Pictures excluded, reproduce exactly the lines below from the one with "Write a Python" through the one with "length=11, color=grid_c, pad=4)", both included.

(Stored items from a collection)

━━━━━━━━

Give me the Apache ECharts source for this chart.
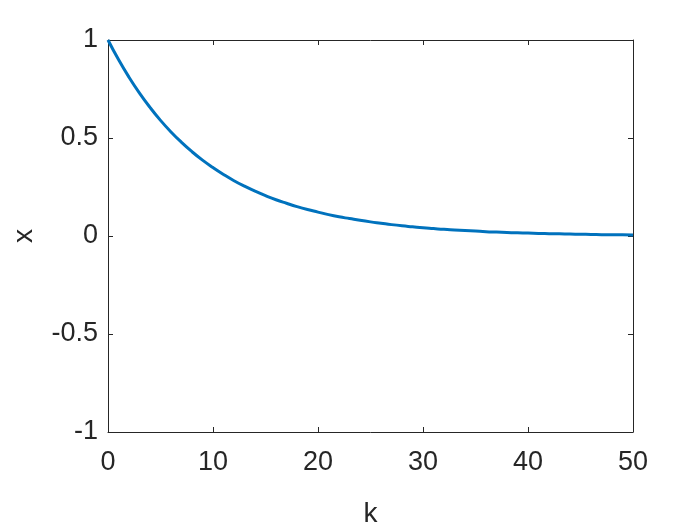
<!DOCTYPE html>
<html>
<head>
<meta charset="utf-8">
<script src="https://cdn.jsdelivr.net/npm/echarts@6/dist/echarts.min.js"></script>
<style>
  html,body{margin:0;padding:0;background:#fff;}
  #chart{width:700px;height:525px;}
</style>
</head>
<body>
<div id="chart"></div>
<script>
// values
const kValues = [0,1,2,3,4,5,6,7,8,9,10,11,12,13,14,15,16,17,18,19,20,21,22,23,24,25,
  26,27,28,29,30,31,32,33,34,35,36,37,38,39,40,41,42,43,44,45,46,47,48,49,50];
const xValues = [1,0.9,0.81,0.729,0.656,0.59,0.531,0.478,0.43,0.387,0.349,0.314,0.282,0.254,
  0.229,0.206,0.185,0.167,0.15,0.135,0.122,0.109,0.098,0.089,0.08,0.072,0.065,0.058,0.052,
  0.047,0.042,0.038,0.034,0.031,0.028,0.025,0.022,0.02,0.018,0.016,0.015,0.013,0.012,0.011,
  0.01,0.009,0.008,0.007,0.006,0.006,0.005];
const xTicks = [0,10,20,30,40,50];
const yTicks = [-1,-0.5,0,0.5,1];

let points = kValues.map((k,i)=>[k,xValues[i]]);
let font = "Liberation Sans, Arial, sans-serif";
let axisCol = "#262626";

function tickFmt(list){
  return function(v){
    let t = list.find(a=>Math.abs(a-v)<1e-9);
    return t===undefined ? "" : String(t);
  }
}

let myChart = echarts.init(document.getElementById("chart"));
myChart.setOption({
  animation:false,
  grid:{left:108,right:67,top:40,bottom:93,containLabel:false,outerBoundsMode:"none"},
  xAxis:[
    {
      type:"value",min:0,max:50,interval:10,
      name:"k",nameLocation:"middle",nameGap:68,
      nameTextStyle:{fontFamily:font,fontSize:28,color:axisCol},
      axisLine:{onZero:false,lineStyle:{color:axisCol,width:1}},
      axisTick:{inside:true,length:5,lineStyle:{color:axisCol}},
      axisLabel:{fontFamily:font,fontSize:27,color:axisCol,margin:17,formatter:tickFmt(xTicks)},
      splitLine:{show:false},
    },
    {
      type:"value",min:0,max:50,interval:10,position:"top",
      axisLine:{onZero:false,lineStyle:{color:axisCol,width:1}},
      axisTick:{inside:true,length:5,lineStyle:{color:axisCol}},
      axisLabel:{show:false},
      splitLine:{show:false},
    },
  ],
  yAxis:[
    {
      type:"value",min:-1,max:1,interval:0.5,
      name:"x",nameLocation:"middle",nameGap:70,
      nameTextStyle:{fontFamily:font,fontSize:28,color:axisCol},
      axisLine:{onZero:false,lineStyle:{color:axisCol,width:1}},
      axisTick:{inside:true,length:5,lineStyle:{color:axisCol}},
      axisLabel:{fontFamily:font,fontSize:27,color:axisCol,margin:10,formatter:tickFmt(yTicks)},
      splitLine:{show:false},
    },
    {
      type:"value",min:-1,max:1,interval:0.5,position:"right",
      axisLine:{onZero:false,lineStyle:{color:axisCol,width:1}},
      axisTick:{inside:true,length:5,lineStyle:{color:axisCol}},
      axisLabel:{show:false},
      splitLine:{show:false},
    },
  ],
  series:[
    {
      type:"line",
      data:points,
      showSymbol:false,
      smooth:true,
      lineStyle:{color:"#0072BD",width:3},
    },
  ],
})
</script>
</body>
</html>
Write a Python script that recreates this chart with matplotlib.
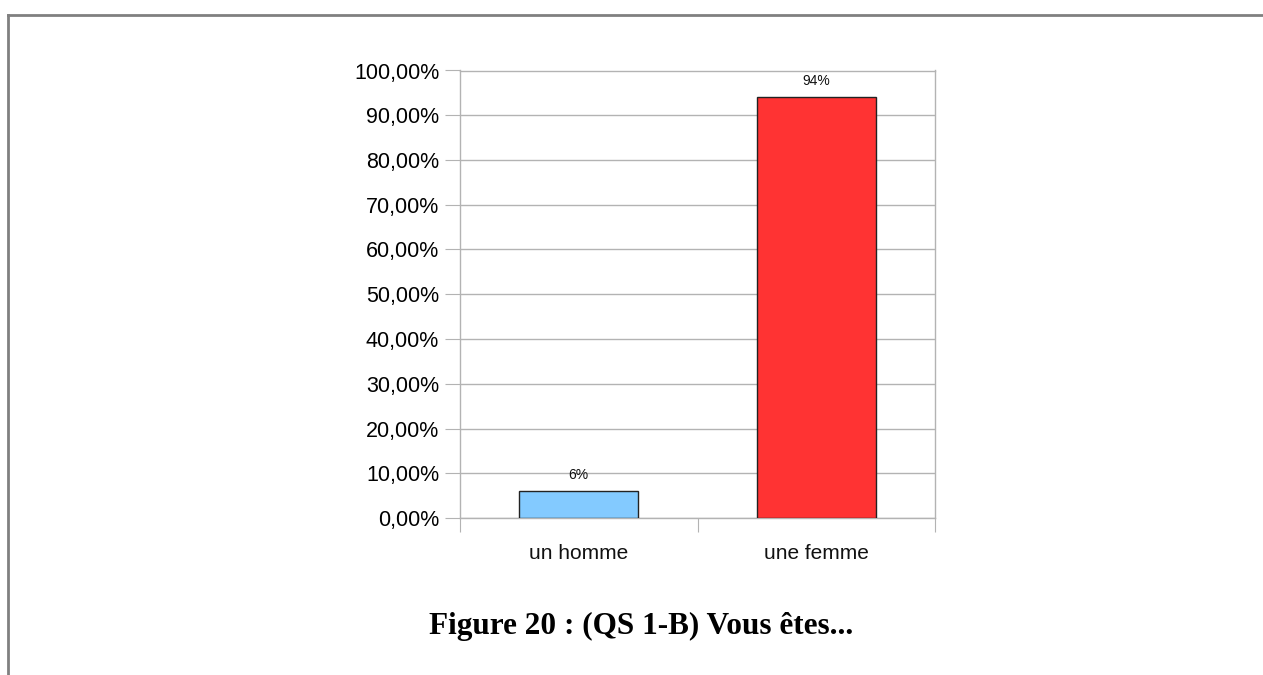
import matplotlib
matplotlib.use("Agg")
import matplotlib.pyplot as plt
from matplotlib.lines import Line2D

categories = ["un homme", "une femme"]
values = [6, 94]
value_labels = ["6%", "94%"]
bar_colors = ["#83caff", "#ff3333"]
y_ticks = list(range(0, 101, 10))
y_tick_labels = [f"{v},00%" for v in y_ticks]
title = "Figure 20 : (QS 1-B) Vous êtes..."

W, H = 1263, 675
fig = plt.figure(figsize=(W / 100, H / 100), dpi=100)
ax = fig.add_axes([460 / W, 1 - 518 / H, (935 - 460) / W, (518 - 70.5) / H])

grid_c = "#b3b3b3"
x = list(range(len(categories)))
ax.bar(x, values, width=0.5, color=bar_colors, edgecolor="#222222", linewidth=1, zorder=3)
for xi, v, lab in zip(x, values, value_labels):
    ax.text(xi, v + 2, lab, ha="center", va="bottom", fontsize=10,
            family="Liberation Sans", color="#111111")

ax.set_xlim(-0.5, 1.5)
ax.set_ylim(0, 100)
ax.set_yticks(y_ticks)
ax.set_yticklabels(y_tick_labels, family="Liberation Sans", fontsize=15.5)
ax.yaxis.grid(True, color=grid_c, linewidth=1, zorder=0)
ax.tick_params(axis="y", length=11, color=grid_c, pad=4)

# category boundary ticks on x axis
ax.set_xticks([-0.5, 0.5, 1.5])
ax.set_xticklabels([])
ax.tick_params(axis="x", length=10, color=grid_c)
for xi, c in zip(x, categories):
    ax.text(xi, -5.8, c, ha="center", va="top", fontsize=15,
            family="Liberation Sans", color="#111111")

for s in ax.spines.values():
    s.set_color(grid_c)
    s.set_linewidth(1)

# page frame lines
fig.add_artist(Line2D([8 / W, 1], [1 - 14.5 / H, 1 - 14.5 / H], color="#808080", linewidth=2))
fig.add_artist(Line2D([8 / W, 8 / W], [0, 1 - 14.5 / H], color="#808080", linewidth=2))

fig.text(641 / W, 1 - 626 / H, title, ha="center", va="center", fontsize=22.5,
         family="Liberation Serif", weight="bold")

fig.savefig("out.png", dpi=100)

━━━━━━━━

**Result of this exercise:**
Write a Python script that recreates this chart with matplotlib.
import matplotlib
matplotlib.use("Agg")
import matplotlib.pyplot as plt
from matplotlib.lines import Line2D

categories = ["un homme", "une femme"]
values = [6, 94]
value_labels = ["6%", "94%"]
bar_colors = ["#83caff", "#ff3333"]
y_ticks = list(range(0, 101, 10))
y_tick_labels = [f"{v},00%" for v in y_ticks]
title = "Figure 20 : (QS 1-B) Vous êtes..."

W, H = 1263, 675
fig = plt.figure(figsize=(W / 100, H / 100), dpi=100)
ax = fig.add_axes([460 / W, 1 - 518 / H, (935 - 460) / W, (518 - 70.5) / H])

grid_c = "#b3b3b3"
x = list(range(len(categories)))
ax.bar(x, values, width=0.5, color=bar_colors, edgecolor="#222222", linewidth=1, zorder=3)
for xi, v, lab in zip(x, values, value_labels):
    ax.text(xi, v + 2, lab, ha="center", va="bottom", fontsize=10,
            family="Liberation Sans", color="#111111")

ax.set_xlim(-0.5, 1.5)
ax.set_ylim(0, 100)
ax.set_yticks(y_ticks)
ax.set_yticklabels(y_tick_labels, family="Liberation Sans", fontsize=15.5)
ax.yaxis.grid(True, color=grid_c, linewidth=1, zorder=0)
ax.tick_params(axis="y", length=11, color=grid_c, pad=4)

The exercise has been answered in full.